Você sempre foi loura como a família da sua mãe, alta como a família de sua mãe, magra como a família de sua mãe. Tudo por fora, em você, era a família de sua mãe. Mas por dentro, era a nossa família cuspida e escarrada sem tirar e nem pôr. Seu pai vai a frente de nós duas, na estrada de Santos, e tomara que ele nunca mais derrape nas curvas: tão grande seu pai, tão equivocado, tão desamparado, tão sedento de Deus, e tão solitário. Eu amo seu pai! E amo você! 

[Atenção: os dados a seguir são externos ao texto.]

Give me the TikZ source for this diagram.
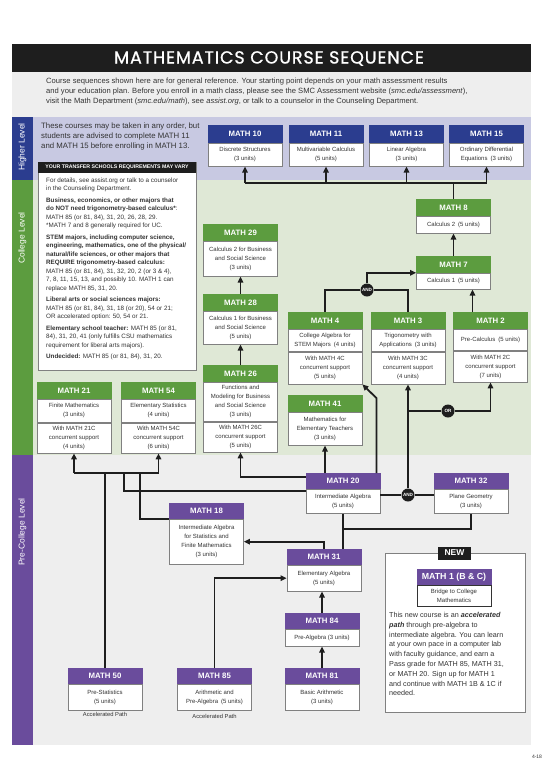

O que fazemos com isso? O que fazemos com a grandeza, com o equívoco, com o desamparo,  com a solidão, com a sede, com tantos sentimentos desencontrados? 

Tenho uma sugestão.Ofereçamos a Deus. Deus é um Deus econômico: recebe tudo e não despreza nada. Com cinco pães e dois peixes alimentou uma multidão.
Eu  sempre penso, nesse meu pensar apaixonado, que o pão e o peixe que o menino ofereceu a Cristo, eram amanhecidos, sem o brilho das coisas que se desejam.  E Cristo recebeu, processou, abençoou, distribuiu e alimentou.

Ele pode fazer o mesmo com a parte espantada de nossa família. E saber disso também nos salva.